Mucho se ha avanzado en los últimos años en materia de diálogo interreligioso. No ha sido obstáculo –al contrario- la doctrina de la inculturación de la fe, especialmente subrayada por Juan Pablo II: “Una fe que no se hace cultura es una fe no plenamente acogida, no totalmente pensada, no fielmente vivida”. Porque la inculturación de las convicciones cristianas no es unidireccional, como muestra la historia.

Misterio de la Navidad: el nacimiento del Hijo de Dios en la pobreza y desamparo de Belén es lo más alejado que pueda darse del seguimiento de una divinidad omnipotente o grandiosa: lo es, pero oculta en la kénosis, en el abajamiento radical de la Encarnación. Fe teologal y razón humana pugnan por entender y explicar un misterio que cambió el signo de la historia.
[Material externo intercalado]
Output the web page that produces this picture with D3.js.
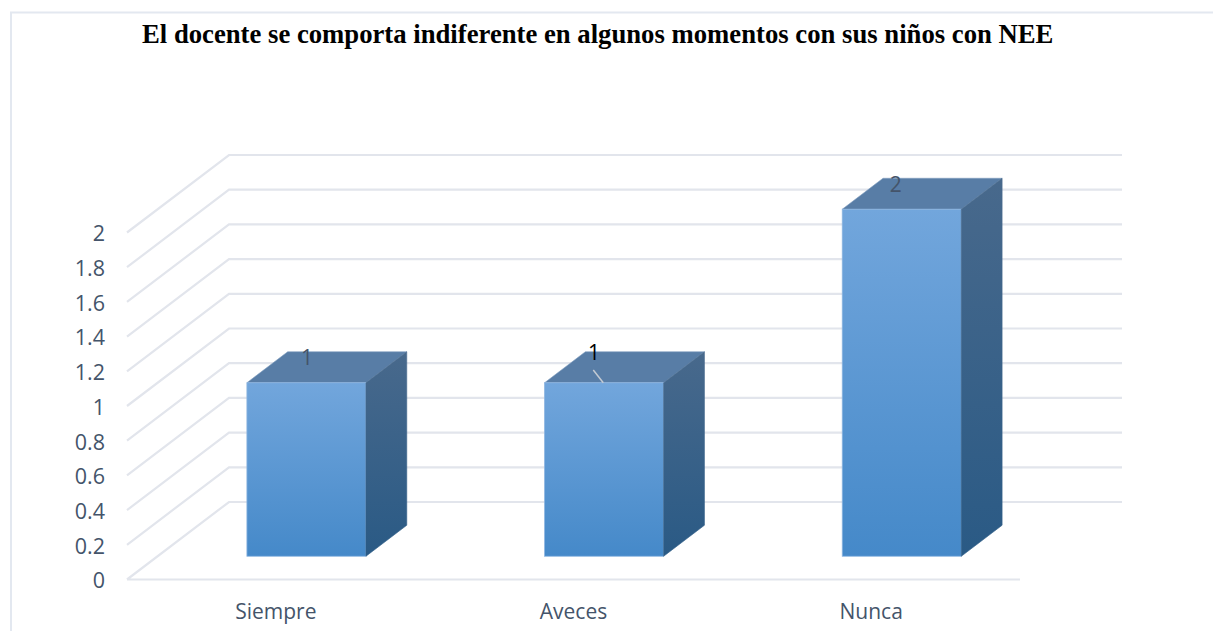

Porque el creyente debe estudiar y pensar, aun conociendo sus límites: de hecho, ante el pesebre la posible soberbia intelectual deja paso a la sencillez de espíritu. Al contrario, superficialidad y sentimentalismo no son valores cristianos. Menos aún por el riesgo de acabar en violencia o en imposición fundamentalista.

Jesús nace sin nada en Belén. Como expresó lúcidamente el Concilio Vaticano II, en la declaración Dignitatis humanae, sobre la libertad religiosa, 11, “Cristo, que es Maestro y Señor nuestro, manso y humilde de corazón, atrajo pacientemente e invitó a los discípulos. Es verdad que apoyó y confirmó su predicación con milagros, para excitar y robustecer la fe de los oyentes, pero no para ejercer coacción sobre ellos”.